§ **Your task**: Copy out all the lines where "matplotlib" shows up.

§ **Exercise inputs**:
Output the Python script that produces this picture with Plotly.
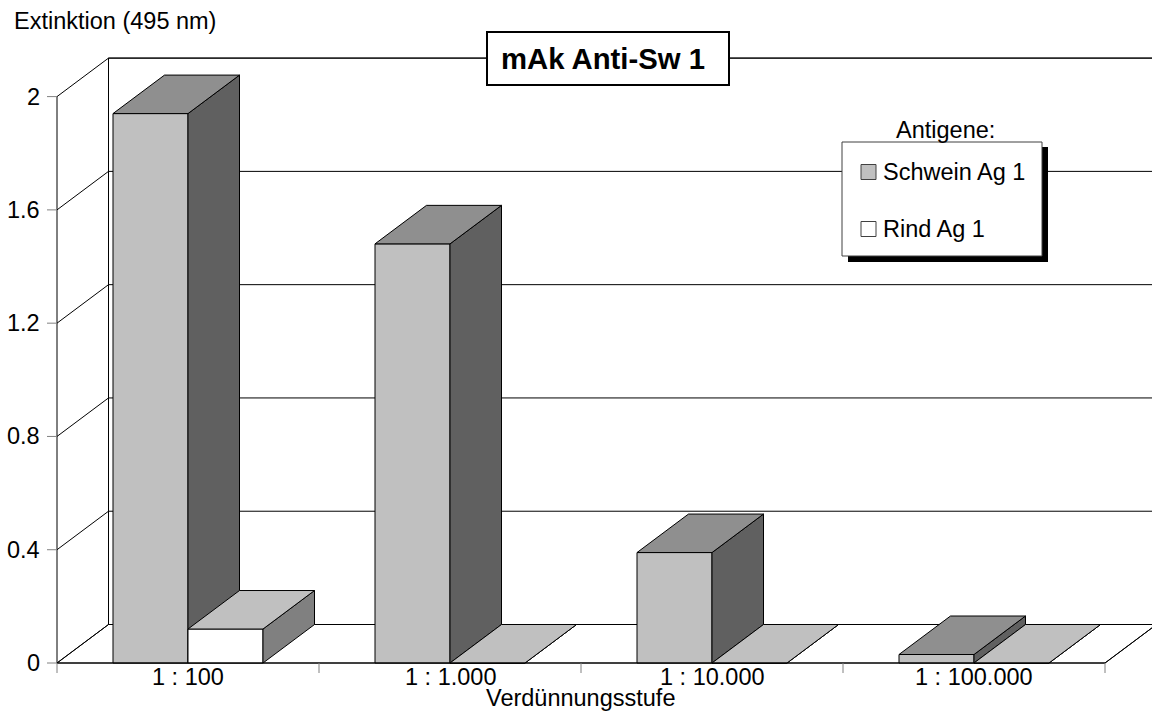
--
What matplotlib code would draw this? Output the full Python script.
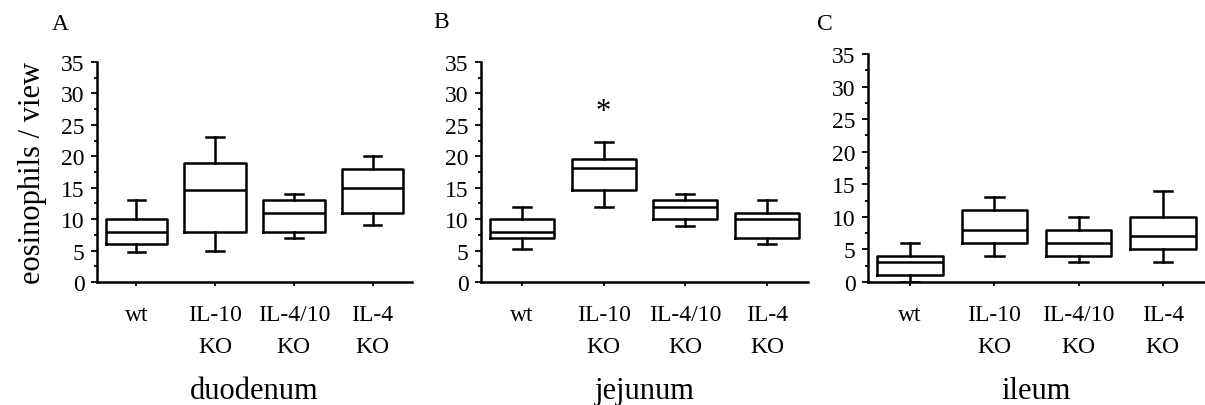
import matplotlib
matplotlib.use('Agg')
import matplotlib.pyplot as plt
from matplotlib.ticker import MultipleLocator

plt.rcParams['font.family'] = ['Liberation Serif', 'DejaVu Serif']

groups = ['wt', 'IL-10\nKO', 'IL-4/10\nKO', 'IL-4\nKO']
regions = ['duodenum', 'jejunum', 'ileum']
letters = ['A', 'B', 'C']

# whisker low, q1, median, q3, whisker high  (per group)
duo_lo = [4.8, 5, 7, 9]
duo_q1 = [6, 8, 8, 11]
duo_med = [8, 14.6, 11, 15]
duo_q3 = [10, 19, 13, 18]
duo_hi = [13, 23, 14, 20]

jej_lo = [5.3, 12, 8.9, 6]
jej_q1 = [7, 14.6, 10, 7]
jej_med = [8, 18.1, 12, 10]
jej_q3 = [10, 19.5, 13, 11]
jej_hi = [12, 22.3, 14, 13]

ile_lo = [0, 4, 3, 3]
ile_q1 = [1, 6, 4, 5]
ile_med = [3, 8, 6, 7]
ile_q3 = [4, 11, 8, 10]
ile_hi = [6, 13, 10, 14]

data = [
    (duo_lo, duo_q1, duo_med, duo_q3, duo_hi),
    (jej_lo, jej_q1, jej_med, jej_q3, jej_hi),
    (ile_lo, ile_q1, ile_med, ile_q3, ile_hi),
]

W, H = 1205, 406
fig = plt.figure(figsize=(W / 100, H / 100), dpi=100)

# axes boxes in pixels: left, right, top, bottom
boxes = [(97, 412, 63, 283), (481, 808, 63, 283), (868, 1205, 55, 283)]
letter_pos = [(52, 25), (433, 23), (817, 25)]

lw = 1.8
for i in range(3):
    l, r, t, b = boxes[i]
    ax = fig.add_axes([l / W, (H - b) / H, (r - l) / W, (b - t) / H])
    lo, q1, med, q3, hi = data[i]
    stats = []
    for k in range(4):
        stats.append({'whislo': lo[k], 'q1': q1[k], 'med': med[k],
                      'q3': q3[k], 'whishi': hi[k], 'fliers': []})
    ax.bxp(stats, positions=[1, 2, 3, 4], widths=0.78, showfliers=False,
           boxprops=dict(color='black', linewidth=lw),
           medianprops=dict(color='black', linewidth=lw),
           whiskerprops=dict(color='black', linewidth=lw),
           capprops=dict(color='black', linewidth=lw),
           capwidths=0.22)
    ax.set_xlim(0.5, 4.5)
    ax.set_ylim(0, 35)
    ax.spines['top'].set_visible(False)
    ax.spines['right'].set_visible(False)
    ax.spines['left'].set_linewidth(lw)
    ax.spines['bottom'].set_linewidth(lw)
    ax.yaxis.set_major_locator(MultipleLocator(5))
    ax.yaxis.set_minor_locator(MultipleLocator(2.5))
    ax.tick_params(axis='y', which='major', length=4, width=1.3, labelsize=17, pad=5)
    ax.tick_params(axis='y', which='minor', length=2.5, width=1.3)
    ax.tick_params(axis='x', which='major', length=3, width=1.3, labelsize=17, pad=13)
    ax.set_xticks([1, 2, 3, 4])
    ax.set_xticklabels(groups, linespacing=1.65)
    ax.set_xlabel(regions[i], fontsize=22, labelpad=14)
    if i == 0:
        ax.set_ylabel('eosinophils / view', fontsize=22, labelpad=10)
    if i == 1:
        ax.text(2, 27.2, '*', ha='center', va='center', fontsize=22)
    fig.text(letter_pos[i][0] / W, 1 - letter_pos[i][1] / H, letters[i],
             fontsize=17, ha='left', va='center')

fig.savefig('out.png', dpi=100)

§ **Response to the task**:
What matplotlib code would draw this? Output the full Python script.
import matplotlib
matplotlib.use('Agg')
import matplotlib.pyplot as plt
from matplotlib.ticker import MultipleLocator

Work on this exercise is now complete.